39. La Cour rappelle qu'un arrêt constatant une violation entraîne pour l'Etat défendeur l'obligation de mettre un terme à la violation et d'en effacer les conséquences de manière à rétablir autant que faire se peut la situation antérieure à celle-ci (Iatridis c. Grèce (satisfaction équitable) [GC], no 31107/96, § 32, CEDH 2000-XI).
40. En l'espèce, elle a constaté qu'il y avait eu violation de l'article 1 du Protocole no 1 en raison de la carence des autorités à exécuter les décisions du maire de Craiova en calculant et en payant les indemnités dues à l'intéressé. Compte tenu de la nature de la violation constatée, la Cour considère que le requérant a subi un préjudice matériel et moral considérable et que ce préjudice n'est pas suffisamment compensé par les constats de violation.
41. La Cour estime que le paiement de l'indemnisation validée par la décision du 19 mars 2007 et fixée conformément aux critères établis par la législation roumaine (Viaşu précité, § 38), serait de nature à placer le requérant, autant que possible, dans une situation équivalant à celle où il se trouverait si les exigences de l'article 1 du Protocole no 1 n'avaient pas été méconnues.

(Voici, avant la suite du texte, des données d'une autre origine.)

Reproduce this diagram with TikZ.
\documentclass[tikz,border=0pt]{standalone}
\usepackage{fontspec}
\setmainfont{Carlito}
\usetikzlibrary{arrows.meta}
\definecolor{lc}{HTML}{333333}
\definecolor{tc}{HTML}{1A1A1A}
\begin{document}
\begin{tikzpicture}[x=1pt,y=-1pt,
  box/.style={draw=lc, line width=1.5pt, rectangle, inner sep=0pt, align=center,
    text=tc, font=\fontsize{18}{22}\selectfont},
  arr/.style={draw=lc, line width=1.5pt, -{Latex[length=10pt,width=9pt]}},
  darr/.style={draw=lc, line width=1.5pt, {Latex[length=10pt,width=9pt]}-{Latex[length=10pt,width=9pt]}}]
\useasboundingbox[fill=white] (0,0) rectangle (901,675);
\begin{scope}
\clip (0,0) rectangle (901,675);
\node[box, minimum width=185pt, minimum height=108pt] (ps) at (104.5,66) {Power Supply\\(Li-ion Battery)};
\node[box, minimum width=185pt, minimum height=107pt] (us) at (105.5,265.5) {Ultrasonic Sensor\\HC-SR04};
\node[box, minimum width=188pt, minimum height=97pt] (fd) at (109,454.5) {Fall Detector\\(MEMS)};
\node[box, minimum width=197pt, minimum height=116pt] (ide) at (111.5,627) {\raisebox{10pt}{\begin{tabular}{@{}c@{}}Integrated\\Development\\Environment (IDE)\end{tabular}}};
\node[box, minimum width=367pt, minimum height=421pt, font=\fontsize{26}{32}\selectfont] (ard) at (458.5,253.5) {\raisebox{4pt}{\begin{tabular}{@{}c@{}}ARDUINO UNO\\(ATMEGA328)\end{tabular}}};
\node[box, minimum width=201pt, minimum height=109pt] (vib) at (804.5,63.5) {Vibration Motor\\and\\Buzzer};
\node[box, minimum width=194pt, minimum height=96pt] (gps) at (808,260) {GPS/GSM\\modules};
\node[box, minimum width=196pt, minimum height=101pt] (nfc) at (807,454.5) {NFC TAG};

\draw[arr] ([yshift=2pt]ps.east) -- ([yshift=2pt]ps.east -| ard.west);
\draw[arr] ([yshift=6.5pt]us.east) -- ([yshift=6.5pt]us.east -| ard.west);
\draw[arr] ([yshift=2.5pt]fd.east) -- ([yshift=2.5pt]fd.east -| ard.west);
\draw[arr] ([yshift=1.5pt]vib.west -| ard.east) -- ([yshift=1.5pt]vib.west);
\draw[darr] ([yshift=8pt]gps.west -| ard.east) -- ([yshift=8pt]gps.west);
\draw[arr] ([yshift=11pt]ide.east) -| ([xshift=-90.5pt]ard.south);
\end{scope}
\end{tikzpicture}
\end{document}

42. Toutefois, compte tenu des constatations du présent arrêt dont il ressort que le système actuel de restitution n'est pas encore efficace, la Cour estime qu'elle n'a pas d'autre option que d'allouer au requérant la somme qui, selon elle, constituerait un règlement définitif et complet du présent litige patrimonial (Viaşu précité, § 89).
43. En l'espèce, compte tenu des informations dont elle dispose sur les prix du marché immobilier local et des éléments fournis par le Gouvernement à cet égard, et prenant en considération les désagréments et l'incertitude que la situation litigieuse a pu provoquer chez le requérant, la Cour, statuant en équité, lui alloue, tous préjudices confondus, la somme de 155 000 EUR.
2. Frais et dépens
44. Le requérant ne demande aucune somme pour frais et dépens.
3. Intérêts moratoires
45. La Cour juge approprié de calquer le taux des intérêts moratoires sur le taux d'intérêt de la facilité de prêt marginal de la Banque centrale européenne majoré de trois points de pourcentage.

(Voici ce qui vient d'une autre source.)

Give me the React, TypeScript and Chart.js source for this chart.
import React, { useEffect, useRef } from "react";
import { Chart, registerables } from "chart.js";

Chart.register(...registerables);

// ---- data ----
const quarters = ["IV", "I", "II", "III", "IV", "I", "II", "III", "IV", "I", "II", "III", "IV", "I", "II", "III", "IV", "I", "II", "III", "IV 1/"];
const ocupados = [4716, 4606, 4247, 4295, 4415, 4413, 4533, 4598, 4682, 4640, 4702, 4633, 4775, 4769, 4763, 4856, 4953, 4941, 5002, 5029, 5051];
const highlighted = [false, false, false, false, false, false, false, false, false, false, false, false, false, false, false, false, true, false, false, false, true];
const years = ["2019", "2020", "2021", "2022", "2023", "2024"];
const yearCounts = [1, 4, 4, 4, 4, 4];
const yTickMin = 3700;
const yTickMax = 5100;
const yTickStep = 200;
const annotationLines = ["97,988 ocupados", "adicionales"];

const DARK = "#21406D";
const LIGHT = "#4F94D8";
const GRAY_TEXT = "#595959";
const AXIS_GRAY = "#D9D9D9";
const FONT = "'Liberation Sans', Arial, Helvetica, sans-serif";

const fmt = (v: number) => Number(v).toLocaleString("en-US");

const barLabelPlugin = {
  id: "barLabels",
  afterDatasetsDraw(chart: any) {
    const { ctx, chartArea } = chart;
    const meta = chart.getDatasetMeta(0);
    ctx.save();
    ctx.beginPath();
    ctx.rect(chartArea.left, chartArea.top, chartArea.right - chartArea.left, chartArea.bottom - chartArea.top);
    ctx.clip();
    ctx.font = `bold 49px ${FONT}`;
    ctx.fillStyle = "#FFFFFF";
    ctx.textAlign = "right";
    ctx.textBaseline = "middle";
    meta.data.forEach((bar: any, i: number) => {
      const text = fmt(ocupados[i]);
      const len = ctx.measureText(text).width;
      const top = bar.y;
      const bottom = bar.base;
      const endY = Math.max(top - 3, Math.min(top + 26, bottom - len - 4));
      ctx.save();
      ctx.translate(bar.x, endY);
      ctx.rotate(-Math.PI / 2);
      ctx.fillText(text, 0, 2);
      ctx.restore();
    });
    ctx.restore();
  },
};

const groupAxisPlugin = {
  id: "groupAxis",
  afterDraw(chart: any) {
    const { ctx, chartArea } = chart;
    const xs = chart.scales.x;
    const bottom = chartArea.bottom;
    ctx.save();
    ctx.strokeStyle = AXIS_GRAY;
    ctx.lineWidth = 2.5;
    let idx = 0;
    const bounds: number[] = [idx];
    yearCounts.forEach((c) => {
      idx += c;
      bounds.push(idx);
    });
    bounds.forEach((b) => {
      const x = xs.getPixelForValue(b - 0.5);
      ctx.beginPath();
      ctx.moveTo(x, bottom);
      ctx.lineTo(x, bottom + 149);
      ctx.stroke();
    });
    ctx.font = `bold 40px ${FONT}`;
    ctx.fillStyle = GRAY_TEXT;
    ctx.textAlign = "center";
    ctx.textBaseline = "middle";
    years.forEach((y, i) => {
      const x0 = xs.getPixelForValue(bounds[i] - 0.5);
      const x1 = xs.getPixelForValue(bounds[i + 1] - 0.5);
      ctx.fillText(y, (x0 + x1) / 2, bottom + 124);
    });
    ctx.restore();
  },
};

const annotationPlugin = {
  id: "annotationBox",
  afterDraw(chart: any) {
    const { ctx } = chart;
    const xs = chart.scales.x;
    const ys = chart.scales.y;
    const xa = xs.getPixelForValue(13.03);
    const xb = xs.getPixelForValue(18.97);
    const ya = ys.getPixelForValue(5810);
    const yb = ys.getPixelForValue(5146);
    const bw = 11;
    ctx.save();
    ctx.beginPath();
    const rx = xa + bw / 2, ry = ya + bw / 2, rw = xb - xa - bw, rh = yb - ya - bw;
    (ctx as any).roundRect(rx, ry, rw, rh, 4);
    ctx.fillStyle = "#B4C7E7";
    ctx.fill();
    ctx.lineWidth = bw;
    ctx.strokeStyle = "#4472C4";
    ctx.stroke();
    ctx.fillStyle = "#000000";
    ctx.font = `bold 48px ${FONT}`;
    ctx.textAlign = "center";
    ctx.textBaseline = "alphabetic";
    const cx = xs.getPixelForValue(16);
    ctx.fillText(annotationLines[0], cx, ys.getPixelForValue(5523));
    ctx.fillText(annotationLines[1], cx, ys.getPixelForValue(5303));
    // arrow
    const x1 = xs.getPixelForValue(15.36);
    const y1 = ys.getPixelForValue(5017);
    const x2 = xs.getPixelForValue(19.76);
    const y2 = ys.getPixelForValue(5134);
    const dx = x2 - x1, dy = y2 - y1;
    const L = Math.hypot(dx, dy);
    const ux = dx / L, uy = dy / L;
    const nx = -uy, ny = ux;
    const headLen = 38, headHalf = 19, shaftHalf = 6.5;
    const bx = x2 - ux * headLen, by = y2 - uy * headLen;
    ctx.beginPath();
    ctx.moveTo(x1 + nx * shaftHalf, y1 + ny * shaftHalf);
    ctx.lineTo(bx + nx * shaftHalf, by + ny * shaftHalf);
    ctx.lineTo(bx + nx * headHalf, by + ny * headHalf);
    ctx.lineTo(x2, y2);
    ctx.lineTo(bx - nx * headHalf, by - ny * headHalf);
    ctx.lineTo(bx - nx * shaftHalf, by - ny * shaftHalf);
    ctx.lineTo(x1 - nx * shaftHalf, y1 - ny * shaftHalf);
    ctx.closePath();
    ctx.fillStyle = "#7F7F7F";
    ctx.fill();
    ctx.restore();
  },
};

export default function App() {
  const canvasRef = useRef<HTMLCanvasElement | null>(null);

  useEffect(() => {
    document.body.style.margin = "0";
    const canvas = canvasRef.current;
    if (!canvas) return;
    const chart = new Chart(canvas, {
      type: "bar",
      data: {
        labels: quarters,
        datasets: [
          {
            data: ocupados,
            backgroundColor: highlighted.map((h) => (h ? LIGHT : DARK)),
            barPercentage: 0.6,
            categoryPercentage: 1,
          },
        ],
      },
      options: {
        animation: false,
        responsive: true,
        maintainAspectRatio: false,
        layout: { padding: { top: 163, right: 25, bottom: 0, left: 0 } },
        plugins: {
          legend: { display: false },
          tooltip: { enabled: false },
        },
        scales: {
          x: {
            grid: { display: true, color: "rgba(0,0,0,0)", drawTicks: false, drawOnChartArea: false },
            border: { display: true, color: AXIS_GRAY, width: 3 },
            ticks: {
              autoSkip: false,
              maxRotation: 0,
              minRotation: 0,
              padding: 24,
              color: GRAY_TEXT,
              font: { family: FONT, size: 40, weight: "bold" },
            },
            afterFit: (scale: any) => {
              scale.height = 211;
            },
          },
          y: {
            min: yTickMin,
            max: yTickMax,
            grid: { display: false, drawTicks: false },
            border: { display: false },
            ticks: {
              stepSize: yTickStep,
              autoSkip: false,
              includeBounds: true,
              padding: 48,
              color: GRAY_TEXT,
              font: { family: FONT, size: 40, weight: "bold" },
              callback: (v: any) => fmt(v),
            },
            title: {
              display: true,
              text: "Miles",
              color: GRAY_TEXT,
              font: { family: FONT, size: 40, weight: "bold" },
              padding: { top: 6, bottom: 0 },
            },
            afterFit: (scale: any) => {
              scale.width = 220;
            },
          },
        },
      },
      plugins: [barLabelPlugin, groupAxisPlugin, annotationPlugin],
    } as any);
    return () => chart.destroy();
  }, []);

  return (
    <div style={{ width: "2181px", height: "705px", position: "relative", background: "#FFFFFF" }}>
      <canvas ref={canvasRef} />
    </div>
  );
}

PAR CES MOTIFS, LA COUR, À L'UNANIMITÉ,
1. Déclare la requête recevable quant au grief tiré de l'article 1 du Protocole no 1 relatif au droit du requérant d'être indemnisé, et irrecevable pour le surplus ;
2. Dit qu'il y a violation de l'article 1 du Protocole no 1 ;
3. Dit
a) que l'Etat défendeur doit verser au requérant, dans les trois mois à compter du jour où l'arrêt sera devenu définitif conformément à l'article 44 § 2 de la Convention, 155 000 EUR (cent cinquante-cinq mille euros), à convertir en lei roumains au taux applicable à la date du règlement, tous préjudices confondus, plus tout montant pouvant être dû à titre d'impôt ;
b) qu'à compter de l'expiration dudit délai et jusqu'au versement, ces montants seront à majorer d'un intérêt simple à un taux égal à celui de la facilité de prêt marginal de la Banque centrale européenne applicable pendant cette période, augmenté de trois points de pourcentage ;
4. Rejette la demande de satisfaction équitable pour le surplus.
Fait en français, puis communiqué par écrit le 10 novembre 2009, en application de l'article 77 §§ 2 et 3 du règlement.